(Entries taken from a collection)
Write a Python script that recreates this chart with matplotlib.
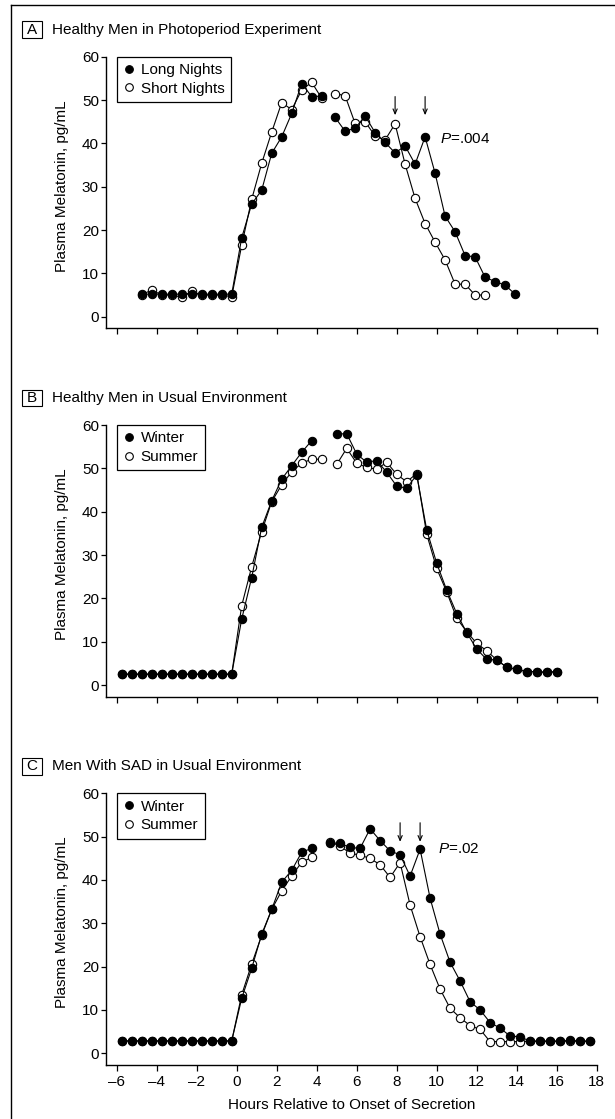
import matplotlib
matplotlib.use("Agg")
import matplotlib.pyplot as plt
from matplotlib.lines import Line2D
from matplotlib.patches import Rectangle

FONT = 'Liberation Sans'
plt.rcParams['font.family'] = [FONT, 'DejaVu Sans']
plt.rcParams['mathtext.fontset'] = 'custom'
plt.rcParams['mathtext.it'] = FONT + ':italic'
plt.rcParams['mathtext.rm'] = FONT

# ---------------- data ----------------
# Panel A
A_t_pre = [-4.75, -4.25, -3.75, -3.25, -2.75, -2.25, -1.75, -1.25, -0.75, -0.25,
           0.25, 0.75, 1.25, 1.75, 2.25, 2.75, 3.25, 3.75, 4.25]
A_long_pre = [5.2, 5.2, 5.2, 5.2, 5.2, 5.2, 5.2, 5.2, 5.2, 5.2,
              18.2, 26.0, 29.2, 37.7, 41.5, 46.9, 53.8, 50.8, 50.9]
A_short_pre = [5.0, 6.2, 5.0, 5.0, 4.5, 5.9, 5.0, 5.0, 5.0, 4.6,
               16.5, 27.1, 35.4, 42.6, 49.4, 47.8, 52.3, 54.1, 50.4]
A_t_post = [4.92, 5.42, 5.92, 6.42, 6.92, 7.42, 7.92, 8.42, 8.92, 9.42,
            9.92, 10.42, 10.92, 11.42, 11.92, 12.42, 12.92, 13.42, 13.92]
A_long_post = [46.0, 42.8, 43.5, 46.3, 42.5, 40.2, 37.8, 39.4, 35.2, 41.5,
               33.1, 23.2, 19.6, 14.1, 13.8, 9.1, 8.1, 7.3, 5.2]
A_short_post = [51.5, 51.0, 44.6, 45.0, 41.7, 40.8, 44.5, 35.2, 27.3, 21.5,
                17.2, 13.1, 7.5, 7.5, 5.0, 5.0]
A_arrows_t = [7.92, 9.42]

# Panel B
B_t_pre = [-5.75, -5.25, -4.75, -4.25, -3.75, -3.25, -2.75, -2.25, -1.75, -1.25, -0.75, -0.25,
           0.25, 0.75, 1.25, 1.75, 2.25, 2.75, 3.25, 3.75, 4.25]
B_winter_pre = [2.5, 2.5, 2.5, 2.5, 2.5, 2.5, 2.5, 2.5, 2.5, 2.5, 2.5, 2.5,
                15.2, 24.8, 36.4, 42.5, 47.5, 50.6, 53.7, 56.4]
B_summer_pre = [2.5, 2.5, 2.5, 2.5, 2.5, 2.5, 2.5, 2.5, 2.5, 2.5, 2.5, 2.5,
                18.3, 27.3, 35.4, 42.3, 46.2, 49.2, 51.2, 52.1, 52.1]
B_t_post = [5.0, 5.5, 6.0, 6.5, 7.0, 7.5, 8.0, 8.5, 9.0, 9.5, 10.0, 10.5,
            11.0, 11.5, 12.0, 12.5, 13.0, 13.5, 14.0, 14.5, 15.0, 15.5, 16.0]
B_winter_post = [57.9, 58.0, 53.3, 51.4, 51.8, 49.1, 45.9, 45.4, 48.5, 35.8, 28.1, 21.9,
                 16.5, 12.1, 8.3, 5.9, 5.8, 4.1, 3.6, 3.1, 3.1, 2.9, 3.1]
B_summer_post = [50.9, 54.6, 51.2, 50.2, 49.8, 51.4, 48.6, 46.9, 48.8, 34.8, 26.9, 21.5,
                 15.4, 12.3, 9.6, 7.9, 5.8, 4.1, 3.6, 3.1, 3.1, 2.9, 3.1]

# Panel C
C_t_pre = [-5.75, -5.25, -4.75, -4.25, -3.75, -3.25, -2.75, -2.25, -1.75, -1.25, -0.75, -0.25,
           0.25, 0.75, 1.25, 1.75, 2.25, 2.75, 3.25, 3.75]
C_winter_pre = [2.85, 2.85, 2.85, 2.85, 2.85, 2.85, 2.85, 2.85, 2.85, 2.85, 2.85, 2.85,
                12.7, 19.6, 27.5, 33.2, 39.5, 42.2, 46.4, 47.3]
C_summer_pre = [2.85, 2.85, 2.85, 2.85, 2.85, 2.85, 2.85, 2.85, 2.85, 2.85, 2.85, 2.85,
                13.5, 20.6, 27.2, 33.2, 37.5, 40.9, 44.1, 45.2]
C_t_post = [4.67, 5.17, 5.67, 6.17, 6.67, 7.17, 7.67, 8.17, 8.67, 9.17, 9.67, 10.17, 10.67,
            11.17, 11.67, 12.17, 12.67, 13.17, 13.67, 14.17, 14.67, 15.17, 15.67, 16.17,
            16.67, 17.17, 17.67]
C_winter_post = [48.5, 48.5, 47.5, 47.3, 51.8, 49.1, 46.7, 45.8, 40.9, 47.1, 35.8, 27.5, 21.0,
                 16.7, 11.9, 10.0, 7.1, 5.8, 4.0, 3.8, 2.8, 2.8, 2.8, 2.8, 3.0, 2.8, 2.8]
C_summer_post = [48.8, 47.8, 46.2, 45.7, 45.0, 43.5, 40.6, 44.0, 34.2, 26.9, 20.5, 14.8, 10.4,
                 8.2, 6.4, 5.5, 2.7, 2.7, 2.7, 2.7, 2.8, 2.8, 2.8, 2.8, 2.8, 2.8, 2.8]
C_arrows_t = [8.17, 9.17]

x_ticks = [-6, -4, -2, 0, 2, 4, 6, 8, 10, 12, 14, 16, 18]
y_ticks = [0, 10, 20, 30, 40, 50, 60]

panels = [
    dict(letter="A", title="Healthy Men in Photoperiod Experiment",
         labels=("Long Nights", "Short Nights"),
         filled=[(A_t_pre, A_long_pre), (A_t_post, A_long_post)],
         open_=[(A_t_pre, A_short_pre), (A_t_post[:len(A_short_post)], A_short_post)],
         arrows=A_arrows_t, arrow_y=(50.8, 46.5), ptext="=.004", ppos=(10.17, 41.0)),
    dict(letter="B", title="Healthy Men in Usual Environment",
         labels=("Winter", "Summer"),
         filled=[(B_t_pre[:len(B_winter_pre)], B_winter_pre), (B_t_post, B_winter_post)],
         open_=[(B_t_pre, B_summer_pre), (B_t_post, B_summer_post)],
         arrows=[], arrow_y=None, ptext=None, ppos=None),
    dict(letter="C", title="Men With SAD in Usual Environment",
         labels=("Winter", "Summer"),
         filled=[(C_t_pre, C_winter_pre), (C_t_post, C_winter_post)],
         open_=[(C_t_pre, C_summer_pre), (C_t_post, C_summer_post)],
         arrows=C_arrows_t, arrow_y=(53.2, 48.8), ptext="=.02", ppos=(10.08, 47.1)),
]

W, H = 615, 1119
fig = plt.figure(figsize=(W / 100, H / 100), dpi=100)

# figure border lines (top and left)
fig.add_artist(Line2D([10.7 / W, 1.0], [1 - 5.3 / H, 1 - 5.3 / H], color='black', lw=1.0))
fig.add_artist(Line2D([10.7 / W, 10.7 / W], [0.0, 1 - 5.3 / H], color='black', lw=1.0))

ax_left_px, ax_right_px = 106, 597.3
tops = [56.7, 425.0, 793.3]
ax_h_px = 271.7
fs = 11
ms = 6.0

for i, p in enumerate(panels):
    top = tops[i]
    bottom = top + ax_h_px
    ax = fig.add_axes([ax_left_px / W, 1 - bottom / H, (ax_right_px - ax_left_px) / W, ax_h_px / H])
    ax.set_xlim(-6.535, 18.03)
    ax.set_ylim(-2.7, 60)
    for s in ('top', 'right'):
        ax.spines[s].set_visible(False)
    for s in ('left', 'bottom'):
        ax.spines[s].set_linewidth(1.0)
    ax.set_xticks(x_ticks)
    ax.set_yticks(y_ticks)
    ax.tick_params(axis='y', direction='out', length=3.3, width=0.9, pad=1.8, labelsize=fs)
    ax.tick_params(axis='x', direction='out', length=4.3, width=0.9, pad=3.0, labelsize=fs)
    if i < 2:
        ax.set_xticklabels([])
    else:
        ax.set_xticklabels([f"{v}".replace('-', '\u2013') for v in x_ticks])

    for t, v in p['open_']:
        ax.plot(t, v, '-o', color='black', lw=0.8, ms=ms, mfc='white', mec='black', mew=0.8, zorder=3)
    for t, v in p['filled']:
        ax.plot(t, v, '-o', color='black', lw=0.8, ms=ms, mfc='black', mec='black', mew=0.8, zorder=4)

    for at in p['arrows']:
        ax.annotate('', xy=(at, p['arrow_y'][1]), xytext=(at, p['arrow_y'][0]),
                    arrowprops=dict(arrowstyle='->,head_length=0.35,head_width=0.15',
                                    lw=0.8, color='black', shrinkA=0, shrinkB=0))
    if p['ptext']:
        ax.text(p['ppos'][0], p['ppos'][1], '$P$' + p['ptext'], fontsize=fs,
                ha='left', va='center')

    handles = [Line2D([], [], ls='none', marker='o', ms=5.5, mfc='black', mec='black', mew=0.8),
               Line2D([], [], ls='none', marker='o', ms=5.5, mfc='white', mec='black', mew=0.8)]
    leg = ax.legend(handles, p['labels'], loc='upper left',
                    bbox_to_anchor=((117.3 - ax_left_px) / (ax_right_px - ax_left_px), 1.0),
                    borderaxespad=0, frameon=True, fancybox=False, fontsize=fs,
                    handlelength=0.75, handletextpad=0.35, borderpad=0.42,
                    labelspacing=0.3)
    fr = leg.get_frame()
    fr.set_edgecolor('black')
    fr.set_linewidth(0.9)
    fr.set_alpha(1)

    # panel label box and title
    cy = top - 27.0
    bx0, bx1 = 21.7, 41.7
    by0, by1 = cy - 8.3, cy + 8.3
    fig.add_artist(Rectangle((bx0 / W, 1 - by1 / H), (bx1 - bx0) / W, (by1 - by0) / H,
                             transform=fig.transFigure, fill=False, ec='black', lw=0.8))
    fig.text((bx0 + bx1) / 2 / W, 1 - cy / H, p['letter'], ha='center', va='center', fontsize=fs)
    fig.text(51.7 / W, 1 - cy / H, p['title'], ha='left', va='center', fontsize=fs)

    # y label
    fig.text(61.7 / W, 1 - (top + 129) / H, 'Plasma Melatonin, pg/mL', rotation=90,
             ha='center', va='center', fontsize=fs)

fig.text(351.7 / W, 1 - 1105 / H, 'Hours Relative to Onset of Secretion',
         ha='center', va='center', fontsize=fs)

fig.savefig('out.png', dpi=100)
* * *
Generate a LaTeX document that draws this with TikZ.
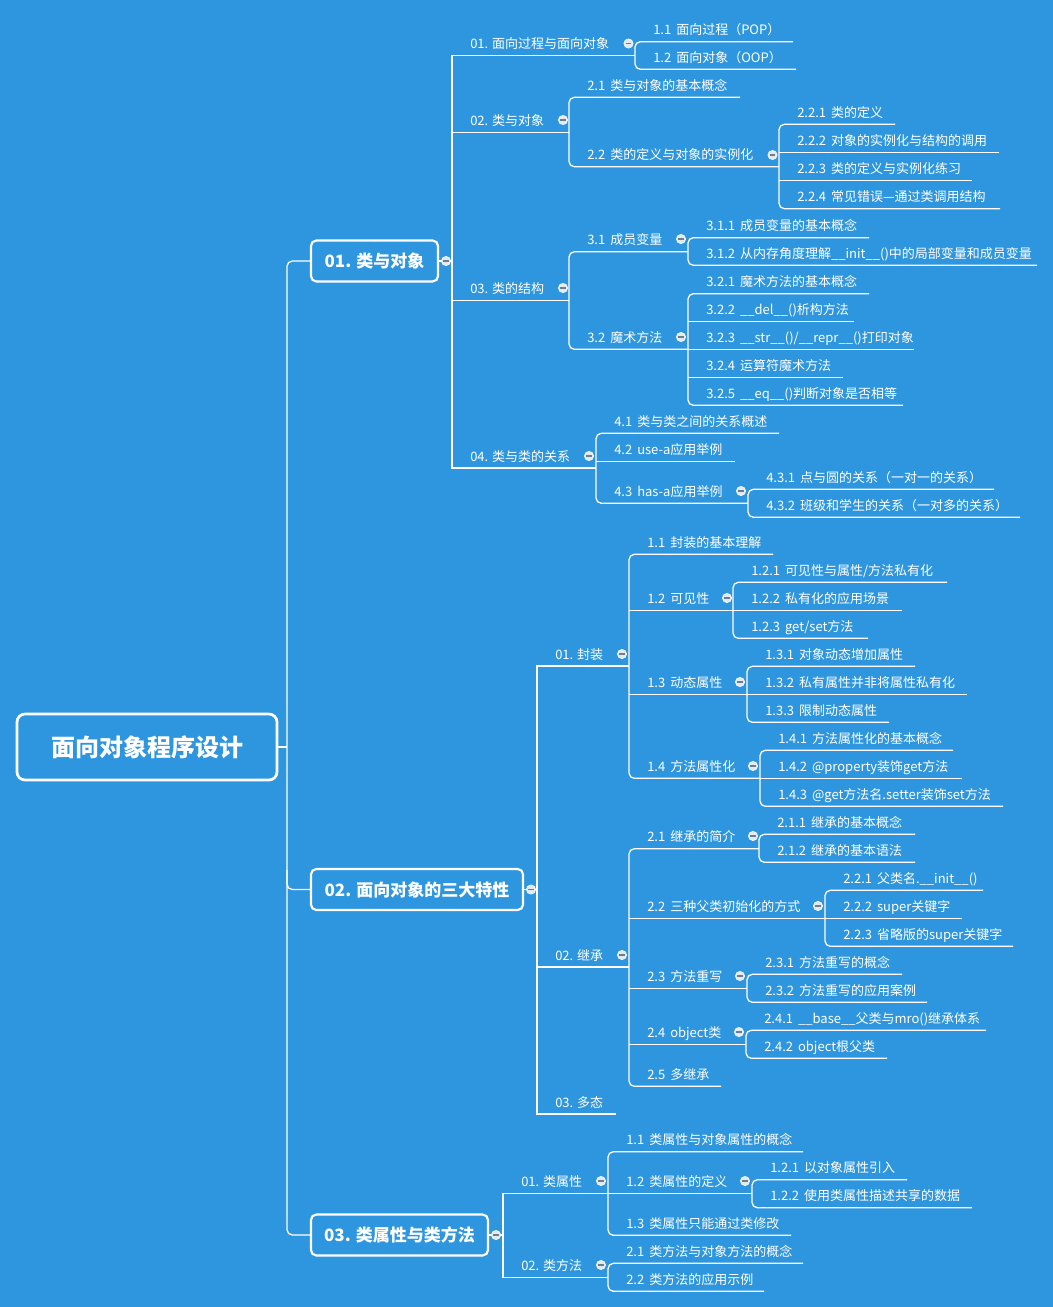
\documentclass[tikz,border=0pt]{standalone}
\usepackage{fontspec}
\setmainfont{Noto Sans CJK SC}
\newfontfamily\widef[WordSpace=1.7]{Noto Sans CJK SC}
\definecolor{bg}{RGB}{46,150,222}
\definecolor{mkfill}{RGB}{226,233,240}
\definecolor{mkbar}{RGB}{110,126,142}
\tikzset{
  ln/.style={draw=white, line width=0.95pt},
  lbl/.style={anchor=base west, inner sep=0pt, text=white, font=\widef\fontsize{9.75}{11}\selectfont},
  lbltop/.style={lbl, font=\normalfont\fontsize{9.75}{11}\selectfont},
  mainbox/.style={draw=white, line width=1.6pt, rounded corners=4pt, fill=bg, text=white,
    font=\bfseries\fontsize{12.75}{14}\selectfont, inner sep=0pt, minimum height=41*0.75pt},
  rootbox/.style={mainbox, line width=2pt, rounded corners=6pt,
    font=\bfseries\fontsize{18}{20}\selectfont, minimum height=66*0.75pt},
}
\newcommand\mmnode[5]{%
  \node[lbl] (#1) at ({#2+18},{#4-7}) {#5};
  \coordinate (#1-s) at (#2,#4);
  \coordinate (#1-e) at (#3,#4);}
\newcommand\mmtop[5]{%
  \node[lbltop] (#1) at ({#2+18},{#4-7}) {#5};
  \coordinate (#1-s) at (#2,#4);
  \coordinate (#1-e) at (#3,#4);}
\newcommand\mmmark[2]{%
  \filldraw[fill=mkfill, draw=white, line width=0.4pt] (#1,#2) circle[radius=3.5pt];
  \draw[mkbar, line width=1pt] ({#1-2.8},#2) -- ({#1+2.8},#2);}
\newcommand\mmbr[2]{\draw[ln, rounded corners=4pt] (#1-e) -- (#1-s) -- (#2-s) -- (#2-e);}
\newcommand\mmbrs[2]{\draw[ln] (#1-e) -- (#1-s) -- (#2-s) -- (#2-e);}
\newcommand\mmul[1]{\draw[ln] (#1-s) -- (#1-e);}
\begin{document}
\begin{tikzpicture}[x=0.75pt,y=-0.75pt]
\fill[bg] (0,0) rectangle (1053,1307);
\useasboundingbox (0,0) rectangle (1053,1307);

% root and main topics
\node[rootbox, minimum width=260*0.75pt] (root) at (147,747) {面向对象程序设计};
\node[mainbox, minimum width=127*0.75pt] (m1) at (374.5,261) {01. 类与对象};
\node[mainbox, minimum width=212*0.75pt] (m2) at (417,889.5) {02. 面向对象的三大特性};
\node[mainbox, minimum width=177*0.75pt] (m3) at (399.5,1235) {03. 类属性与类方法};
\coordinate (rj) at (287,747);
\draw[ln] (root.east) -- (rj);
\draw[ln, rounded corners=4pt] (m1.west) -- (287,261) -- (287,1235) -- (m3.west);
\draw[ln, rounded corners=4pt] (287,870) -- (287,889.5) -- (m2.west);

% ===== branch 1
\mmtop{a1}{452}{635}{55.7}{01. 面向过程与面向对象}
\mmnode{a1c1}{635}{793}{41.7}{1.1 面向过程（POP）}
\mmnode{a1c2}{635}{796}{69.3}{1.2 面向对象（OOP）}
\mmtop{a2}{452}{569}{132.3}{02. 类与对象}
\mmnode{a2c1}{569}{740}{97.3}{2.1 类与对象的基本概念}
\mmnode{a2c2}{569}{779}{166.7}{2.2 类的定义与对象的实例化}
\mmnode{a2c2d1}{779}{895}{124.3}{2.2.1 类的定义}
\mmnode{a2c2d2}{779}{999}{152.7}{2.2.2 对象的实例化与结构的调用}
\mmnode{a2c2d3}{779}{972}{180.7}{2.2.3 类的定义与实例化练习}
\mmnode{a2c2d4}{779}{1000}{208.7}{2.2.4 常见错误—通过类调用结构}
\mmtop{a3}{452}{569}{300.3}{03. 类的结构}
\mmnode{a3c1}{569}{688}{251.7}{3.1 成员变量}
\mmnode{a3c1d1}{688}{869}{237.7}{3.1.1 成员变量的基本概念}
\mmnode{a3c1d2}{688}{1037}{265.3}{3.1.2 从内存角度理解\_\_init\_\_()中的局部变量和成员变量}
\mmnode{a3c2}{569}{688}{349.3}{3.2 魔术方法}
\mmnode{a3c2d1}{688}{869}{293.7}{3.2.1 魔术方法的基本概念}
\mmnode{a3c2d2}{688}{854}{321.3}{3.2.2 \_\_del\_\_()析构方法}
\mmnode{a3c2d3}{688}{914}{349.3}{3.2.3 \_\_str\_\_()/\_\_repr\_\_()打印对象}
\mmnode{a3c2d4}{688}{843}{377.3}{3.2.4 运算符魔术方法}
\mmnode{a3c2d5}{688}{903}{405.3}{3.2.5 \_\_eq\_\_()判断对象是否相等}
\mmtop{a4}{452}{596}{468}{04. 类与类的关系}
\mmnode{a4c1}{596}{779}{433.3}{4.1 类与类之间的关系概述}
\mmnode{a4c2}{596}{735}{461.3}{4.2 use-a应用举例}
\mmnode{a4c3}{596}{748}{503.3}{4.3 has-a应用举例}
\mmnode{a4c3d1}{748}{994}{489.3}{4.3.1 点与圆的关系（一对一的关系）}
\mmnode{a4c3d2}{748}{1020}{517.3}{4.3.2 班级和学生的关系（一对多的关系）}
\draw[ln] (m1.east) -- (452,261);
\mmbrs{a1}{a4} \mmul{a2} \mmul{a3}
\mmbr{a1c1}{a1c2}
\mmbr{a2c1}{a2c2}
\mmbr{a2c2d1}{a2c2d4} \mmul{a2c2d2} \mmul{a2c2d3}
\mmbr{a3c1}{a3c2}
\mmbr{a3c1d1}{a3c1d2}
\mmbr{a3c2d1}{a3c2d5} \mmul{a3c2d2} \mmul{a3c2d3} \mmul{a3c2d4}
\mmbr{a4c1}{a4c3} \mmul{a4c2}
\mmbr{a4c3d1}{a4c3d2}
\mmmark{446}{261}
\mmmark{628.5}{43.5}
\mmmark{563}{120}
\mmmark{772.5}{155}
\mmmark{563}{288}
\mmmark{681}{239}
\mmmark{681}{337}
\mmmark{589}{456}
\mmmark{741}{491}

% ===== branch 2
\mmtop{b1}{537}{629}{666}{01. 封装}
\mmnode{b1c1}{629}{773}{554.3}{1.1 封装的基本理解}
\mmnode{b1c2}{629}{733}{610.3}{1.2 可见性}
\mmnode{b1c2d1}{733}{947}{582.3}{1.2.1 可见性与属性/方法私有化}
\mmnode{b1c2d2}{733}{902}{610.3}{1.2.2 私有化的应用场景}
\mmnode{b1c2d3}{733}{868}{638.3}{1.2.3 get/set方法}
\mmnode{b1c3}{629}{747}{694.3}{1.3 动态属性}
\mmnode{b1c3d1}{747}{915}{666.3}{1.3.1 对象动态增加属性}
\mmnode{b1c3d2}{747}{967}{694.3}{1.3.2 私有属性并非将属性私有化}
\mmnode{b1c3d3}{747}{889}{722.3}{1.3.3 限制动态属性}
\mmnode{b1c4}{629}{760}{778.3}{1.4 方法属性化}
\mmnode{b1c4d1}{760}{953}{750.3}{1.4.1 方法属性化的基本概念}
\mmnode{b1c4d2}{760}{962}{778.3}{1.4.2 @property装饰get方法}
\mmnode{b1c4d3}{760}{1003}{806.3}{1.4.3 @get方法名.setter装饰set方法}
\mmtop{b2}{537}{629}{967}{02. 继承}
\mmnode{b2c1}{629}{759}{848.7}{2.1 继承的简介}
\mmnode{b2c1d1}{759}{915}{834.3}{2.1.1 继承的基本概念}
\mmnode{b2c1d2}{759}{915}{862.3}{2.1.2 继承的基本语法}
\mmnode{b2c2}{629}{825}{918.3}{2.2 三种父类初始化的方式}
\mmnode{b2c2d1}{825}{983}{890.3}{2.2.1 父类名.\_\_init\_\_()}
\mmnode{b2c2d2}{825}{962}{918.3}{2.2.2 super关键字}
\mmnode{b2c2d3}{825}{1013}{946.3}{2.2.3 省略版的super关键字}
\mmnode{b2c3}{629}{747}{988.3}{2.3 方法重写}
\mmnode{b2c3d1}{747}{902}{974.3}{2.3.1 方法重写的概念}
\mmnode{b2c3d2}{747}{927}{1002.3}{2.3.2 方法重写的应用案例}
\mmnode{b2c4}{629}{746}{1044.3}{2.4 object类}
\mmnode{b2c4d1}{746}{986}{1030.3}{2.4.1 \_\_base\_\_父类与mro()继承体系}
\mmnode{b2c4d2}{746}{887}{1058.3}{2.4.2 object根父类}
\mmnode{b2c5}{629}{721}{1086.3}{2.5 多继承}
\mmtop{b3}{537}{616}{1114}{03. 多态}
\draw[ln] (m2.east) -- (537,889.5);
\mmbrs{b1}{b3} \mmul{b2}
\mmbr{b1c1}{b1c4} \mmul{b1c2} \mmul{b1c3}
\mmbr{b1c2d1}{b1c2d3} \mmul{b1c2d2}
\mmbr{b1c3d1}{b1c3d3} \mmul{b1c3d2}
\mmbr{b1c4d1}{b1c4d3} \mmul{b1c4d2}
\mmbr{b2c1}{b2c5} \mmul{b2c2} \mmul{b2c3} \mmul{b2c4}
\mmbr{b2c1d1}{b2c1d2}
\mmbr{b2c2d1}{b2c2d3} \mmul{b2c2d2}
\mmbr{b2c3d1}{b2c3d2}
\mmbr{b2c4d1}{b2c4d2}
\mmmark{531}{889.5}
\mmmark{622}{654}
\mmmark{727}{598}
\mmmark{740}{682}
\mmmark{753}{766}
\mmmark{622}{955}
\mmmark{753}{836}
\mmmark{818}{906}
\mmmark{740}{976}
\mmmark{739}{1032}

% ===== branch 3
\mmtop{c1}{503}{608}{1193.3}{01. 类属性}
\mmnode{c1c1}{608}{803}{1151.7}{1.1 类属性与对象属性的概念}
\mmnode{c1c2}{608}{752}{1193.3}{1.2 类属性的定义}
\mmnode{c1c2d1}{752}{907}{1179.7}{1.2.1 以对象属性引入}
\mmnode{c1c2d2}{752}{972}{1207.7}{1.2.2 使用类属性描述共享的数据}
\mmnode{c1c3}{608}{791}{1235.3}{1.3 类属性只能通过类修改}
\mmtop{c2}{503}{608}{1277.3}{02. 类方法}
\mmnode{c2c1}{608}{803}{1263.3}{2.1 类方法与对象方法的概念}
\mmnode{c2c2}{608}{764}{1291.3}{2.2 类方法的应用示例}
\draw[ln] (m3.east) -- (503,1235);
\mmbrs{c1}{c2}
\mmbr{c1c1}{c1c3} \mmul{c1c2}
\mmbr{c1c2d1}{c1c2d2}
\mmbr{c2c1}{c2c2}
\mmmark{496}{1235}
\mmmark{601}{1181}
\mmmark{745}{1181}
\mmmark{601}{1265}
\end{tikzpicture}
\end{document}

■ **YOUR TASK**
Find each line that has the word "matplotlib", then copy it out.

■ **EXPECTED OUTPUT**
Write a Python script that recreates this chart with matplotlib.
import matplotlib
matplotlib.use("Agg")
import matplotlib.pyplot as plt
from matplotlib.lines import Line2D
from matplotlib.patches import Rectangle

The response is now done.